In the previous part of this series, we saw that despite muted Suezmax demand, Suezmax rates rose in Week 33 (ended August 18, 2017). VLCC (very large crude carrier) and Aframax rates also rose. In this part, we’ll look at how crude oil prices and bunker fuel prices fared.
Crude oil prices
While crude oil prices (DBO) fell significantly last week, they rose a few points on Friday. Weak Chinese demand pulled down oil prices, whereas the EIA’s (U.S. Energy Information Administration) bullish report, the US dollar weakening, and a lower rig count supported oil prices.
Bunker fuel prices
On August 17, 2017, the average bunker fuel price was $342 per ton, compared with $354 on August 10, 2017. According to the Gibson report for the week, bunker fuel prices at Rotterdam were $295 per ton on August 17, 2017, down from $307 per ton the week before. Bunker fuel prices at the Port of Fujairah dropped to $310 per ton on August 17 from $316 per ton on August 10, according to the same report.

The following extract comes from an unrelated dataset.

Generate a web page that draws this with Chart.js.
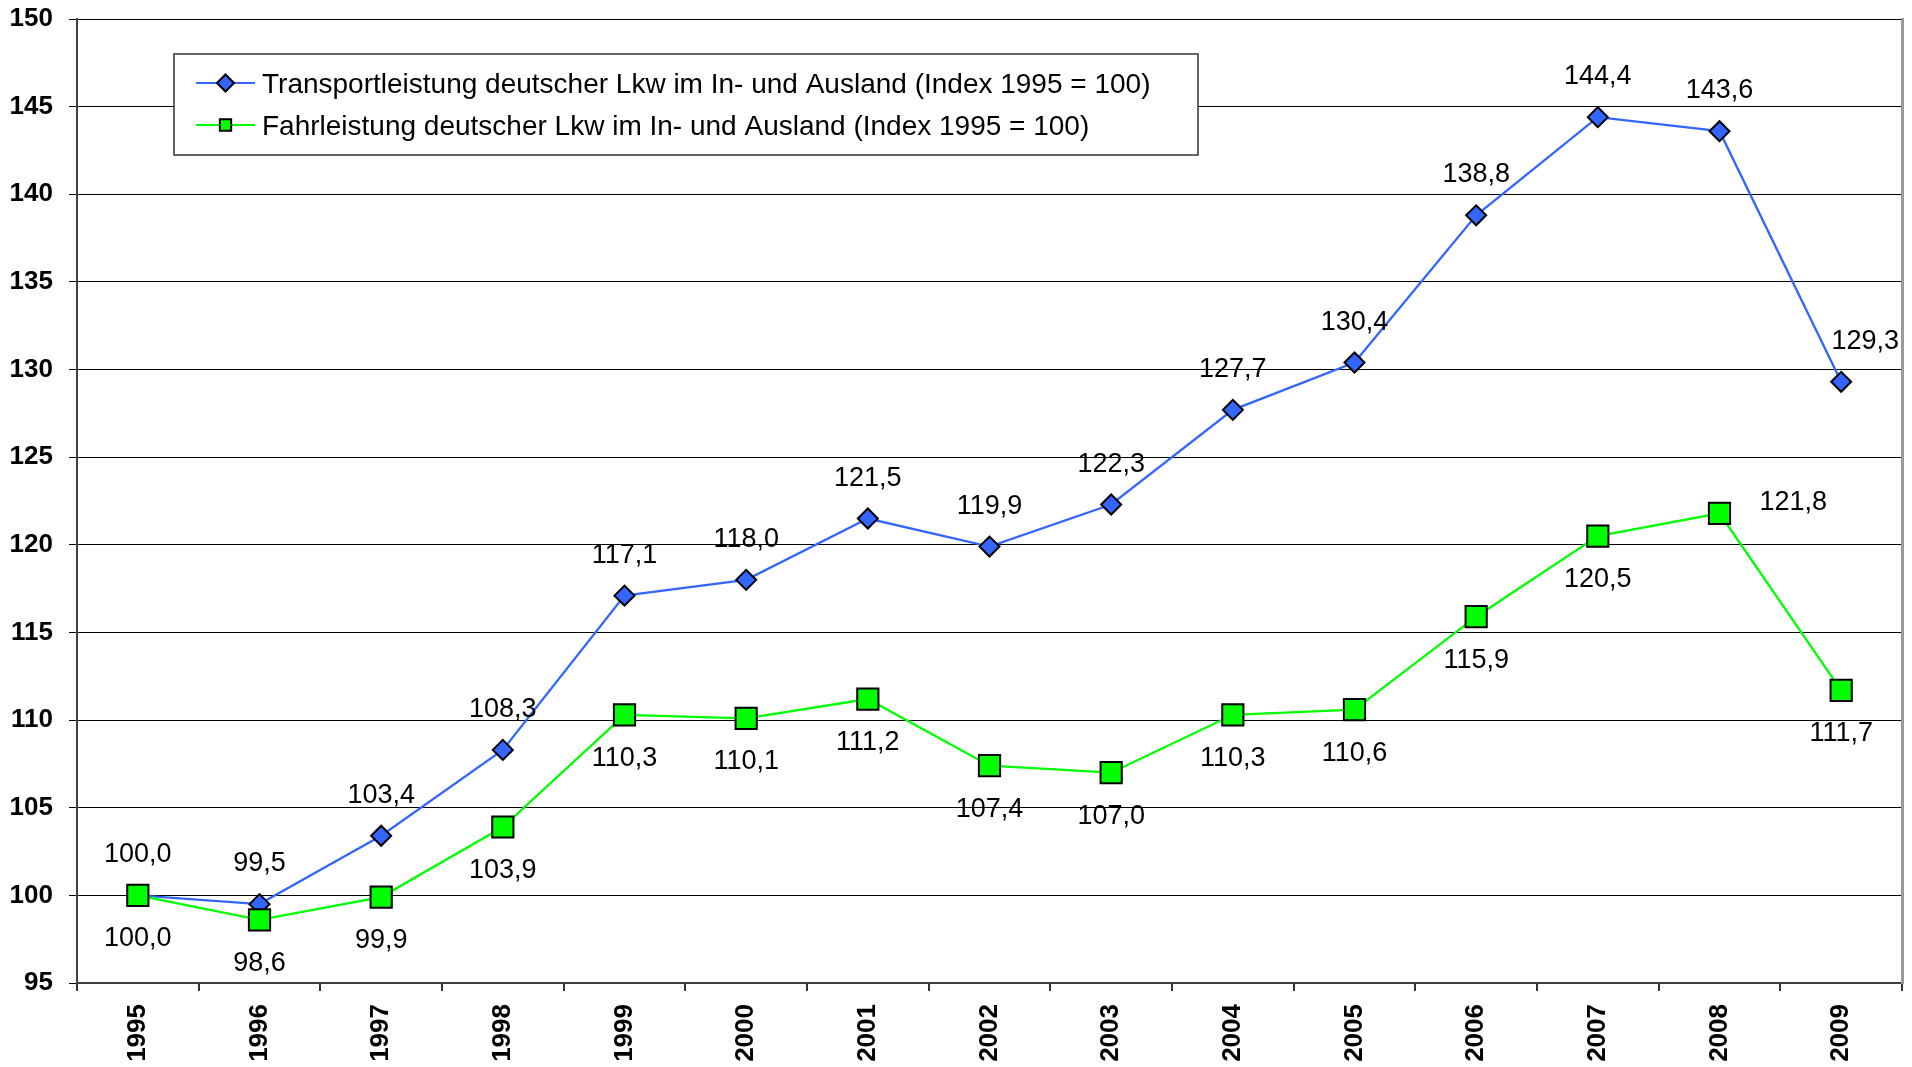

Companies that are affected
Product tankers, crude tankers, LNG (liquefied natural gas) carriers, and dry bulk carriers are all run by shipping companies. For these companies, bunker fuel is one of the most significant costs, and bunker fuel prices are closely related to oil prices. Any rise in oil prices translates to a rise in bunker fuel prices.
Major crude oil tanker companies include Nordic American Tankers (NAT), Euronav (EURN), Teekay Tankers (TNK), and Gener8 Maritime Partners (GNRT). Navios Maritime Partners (NMM) is a major dry bulk shipper, while Golar LNG (GLNG) and Teekay LNG Partners (TGP) are LNG carrier companies.